| What you are asked to do |
Up to and including the line with "68, bottom: 620", write out the listing from its first line, minus the pictures.
********************
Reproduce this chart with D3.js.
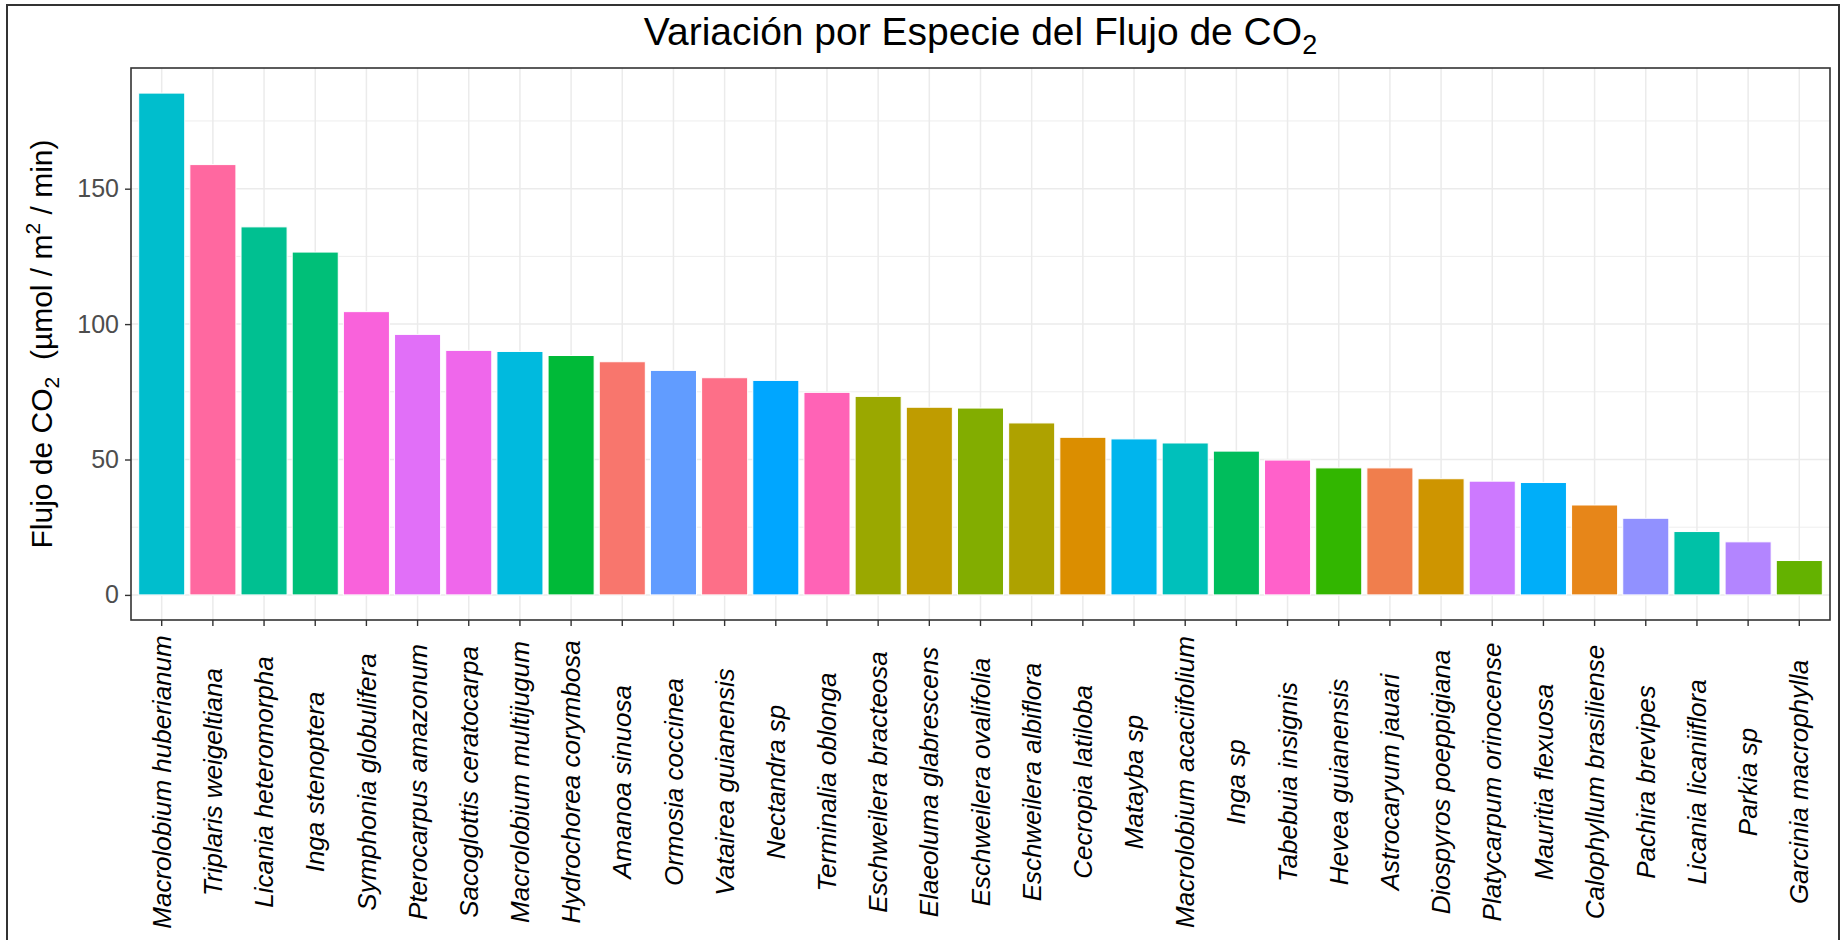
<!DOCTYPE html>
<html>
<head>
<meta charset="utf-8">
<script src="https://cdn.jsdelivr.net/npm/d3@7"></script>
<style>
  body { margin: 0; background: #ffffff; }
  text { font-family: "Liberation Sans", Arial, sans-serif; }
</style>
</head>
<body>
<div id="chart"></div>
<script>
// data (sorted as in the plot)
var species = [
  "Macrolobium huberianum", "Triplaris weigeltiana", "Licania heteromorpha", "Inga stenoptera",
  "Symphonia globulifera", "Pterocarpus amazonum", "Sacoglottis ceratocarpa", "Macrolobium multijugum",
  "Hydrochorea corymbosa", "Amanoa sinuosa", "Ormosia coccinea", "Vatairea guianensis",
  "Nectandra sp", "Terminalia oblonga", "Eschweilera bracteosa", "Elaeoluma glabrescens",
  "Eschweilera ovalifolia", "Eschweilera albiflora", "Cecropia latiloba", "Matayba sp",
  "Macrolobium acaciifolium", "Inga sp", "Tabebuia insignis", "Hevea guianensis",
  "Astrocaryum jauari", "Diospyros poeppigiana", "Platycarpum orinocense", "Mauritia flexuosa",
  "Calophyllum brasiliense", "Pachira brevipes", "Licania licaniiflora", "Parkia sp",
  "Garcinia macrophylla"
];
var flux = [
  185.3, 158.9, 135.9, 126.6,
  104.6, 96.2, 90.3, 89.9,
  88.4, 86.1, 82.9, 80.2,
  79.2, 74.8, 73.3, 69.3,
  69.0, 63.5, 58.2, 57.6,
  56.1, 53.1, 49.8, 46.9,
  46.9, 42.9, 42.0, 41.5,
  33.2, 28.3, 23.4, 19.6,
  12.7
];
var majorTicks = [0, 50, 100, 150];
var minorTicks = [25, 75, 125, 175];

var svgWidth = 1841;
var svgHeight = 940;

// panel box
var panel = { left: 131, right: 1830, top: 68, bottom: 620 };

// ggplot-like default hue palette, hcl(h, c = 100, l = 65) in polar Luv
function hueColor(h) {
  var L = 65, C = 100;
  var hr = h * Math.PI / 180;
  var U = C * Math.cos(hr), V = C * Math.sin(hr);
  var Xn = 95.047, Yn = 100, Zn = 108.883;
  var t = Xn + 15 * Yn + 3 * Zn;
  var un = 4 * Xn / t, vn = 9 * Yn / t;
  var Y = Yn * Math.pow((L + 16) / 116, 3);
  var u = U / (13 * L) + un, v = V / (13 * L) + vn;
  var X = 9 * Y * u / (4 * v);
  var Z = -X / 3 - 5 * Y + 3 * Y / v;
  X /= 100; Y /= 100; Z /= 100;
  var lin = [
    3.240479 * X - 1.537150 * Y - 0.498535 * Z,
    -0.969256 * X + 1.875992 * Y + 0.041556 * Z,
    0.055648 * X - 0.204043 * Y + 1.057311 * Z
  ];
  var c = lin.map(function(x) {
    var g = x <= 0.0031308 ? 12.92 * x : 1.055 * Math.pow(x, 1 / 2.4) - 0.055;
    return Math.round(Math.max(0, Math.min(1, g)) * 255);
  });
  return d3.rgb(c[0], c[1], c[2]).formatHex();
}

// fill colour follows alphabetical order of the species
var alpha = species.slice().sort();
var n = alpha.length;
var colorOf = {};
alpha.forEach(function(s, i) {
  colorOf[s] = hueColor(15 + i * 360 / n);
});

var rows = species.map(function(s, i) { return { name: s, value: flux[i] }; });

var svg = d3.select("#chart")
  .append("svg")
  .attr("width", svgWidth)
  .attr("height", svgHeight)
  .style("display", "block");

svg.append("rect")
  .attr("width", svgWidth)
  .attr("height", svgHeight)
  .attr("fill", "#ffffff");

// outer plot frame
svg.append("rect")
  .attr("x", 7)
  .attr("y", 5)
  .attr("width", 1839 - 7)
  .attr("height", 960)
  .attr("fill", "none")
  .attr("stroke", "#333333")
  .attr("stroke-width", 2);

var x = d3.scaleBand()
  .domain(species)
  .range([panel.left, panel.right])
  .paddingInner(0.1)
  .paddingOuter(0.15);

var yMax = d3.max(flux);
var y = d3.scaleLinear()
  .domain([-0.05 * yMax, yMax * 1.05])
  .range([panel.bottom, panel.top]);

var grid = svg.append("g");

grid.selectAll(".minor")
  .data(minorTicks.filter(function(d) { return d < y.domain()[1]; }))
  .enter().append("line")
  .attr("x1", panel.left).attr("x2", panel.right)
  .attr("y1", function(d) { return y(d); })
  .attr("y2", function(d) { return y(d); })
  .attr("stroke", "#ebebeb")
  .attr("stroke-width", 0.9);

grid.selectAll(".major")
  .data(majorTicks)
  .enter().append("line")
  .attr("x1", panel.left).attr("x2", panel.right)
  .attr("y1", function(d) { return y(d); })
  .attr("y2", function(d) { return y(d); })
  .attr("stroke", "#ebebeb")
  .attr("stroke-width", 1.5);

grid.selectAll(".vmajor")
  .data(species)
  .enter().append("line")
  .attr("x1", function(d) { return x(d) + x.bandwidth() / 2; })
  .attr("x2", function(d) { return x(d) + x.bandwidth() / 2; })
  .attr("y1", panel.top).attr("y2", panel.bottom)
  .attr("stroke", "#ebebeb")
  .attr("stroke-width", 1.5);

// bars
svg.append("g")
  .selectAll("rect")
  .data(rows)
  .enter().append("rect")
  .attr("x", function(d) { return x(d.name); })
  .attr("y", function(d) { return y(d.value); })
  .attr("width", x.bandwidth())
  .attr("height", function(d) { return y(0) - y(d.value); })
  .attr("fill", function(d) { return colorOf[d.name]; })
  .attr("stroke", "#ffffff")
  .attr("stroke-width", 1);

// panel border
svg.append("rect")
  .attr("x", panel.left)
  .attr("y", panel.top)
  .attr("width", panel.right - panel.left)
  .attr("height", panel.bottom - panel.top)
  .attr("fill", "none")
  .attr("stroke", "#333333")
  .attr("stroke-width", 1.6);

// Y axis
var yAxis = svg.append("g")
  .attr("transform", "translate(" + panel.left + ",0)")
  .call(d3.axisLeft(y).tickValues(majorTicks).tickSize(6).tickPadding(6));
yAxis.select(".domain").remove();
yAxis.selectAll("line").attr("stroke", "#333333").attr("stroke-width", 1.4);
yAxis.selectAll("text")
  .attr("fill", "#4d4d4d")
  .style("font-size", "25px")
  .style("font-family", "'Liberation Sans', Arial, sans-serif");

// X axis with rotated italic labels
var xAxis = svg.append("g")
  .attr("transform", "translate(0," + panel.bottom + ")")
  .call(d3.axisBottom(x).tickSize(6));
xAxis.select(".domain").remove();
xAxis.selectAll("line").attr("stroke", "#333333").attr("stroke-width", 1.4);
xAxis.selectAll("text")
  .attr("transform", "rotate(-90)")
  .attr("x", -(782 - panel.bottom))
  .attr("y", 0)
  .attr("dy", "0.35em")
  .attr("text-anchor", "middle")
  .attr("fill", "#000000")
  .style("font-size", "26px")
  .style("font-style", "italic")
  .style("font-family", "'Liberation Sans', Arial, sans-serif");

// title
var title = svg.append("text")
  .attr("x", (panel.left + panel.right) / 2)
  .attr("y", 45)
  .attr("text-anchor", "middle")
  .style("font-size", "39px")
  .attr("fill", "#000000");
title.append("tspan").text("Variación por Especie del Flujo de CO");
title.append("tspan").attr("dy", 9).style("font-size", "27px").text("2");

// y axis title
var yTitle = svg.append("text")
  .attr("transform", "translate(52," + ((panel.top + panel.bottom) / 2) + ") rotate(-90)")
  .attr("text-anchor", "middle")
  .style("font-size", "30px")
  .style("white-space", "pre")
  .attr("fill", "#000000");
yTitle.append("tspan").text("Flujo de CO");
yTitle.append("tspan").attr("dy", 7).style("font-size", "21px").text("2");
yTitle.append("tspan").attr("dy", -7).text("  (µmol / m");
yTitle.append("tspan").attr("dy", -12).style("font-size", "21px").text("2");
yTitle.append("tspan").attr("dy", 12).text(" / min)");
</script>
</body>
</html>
********************
| Written solution |
Reproduce this chart with D3.js.
<!DOCTYPE html>
<html>
<head>
<meta charset="utf-8">
<script src="https://cdn.jsdelivr.net/npm/d3@7"></script>
<style>
  body { margin: 0; background: #ffffff; }
  text { font-family: "Liberation Sans", Arial, sans-serif; }
</style>
</head>
<body>
<div id="chart"></div>
<script>
// data (sorted as in the plot)
var species = [
  "Macrolobium huberianum", "Triplaris weigeltiana", "Licania heteromorpha", "Inga stenoptera",
  "Symphonia globulifera", "Pterocarpus amazonum", "Sacoglottis ceratocarpa", "Macrolobium multijugum",
  "Hydrochorea corymbosa", "Amanoa sinuosa", "Ormosia coccinea", "Vatairea guianensis",
  "Nectandra sp", "Terminalia oblonga", "Eschweilera bracteosa", "Elaeoluma glabrescens",
  "Eschweilera ovalifolia", "Eschweilera albiflora", "Cecropia latiloba", "Matayba sp",
  "Macrolobium acaciifolium", "Inga sp", "Tabebuia insignis", "Hevea guianensis",
  "Astrocaryum jauari", "Diospyros poeppigiana", "Platycarpum orinocense", "Mauritia flexuosa",
  "Calophyllum brasiliense", "Pachira brevipes", "Licania licaniiflora", "Parkia sp",
  "Garcinia macrophylla"
];
var flux = [
  185.3, 158.9, 135.9, 126.6,
  104.6, 96.2, 90.3, 89.9,
  88.4, 86.1, 82.9, 80.2,
  79.2, 74.8, 73.3, 69.3,
  69.0, 63.5, 58.2, 57.6,
  56.1, 53.1, 49.8, 46.9,
  46.9, 42.9, 42.0, 41.5,
  33.2, 28.3, 23.4, 19.6,
  12.7
];
var majorTicks = [0, 50, 100, 150];
var minorTicks = [25, 75, 125, 175];

var svgWidth = 1841;
var svgHeight = 940;

// panel box
var panel = { left: 131, right: 1830, top: 68, bottom: 620 };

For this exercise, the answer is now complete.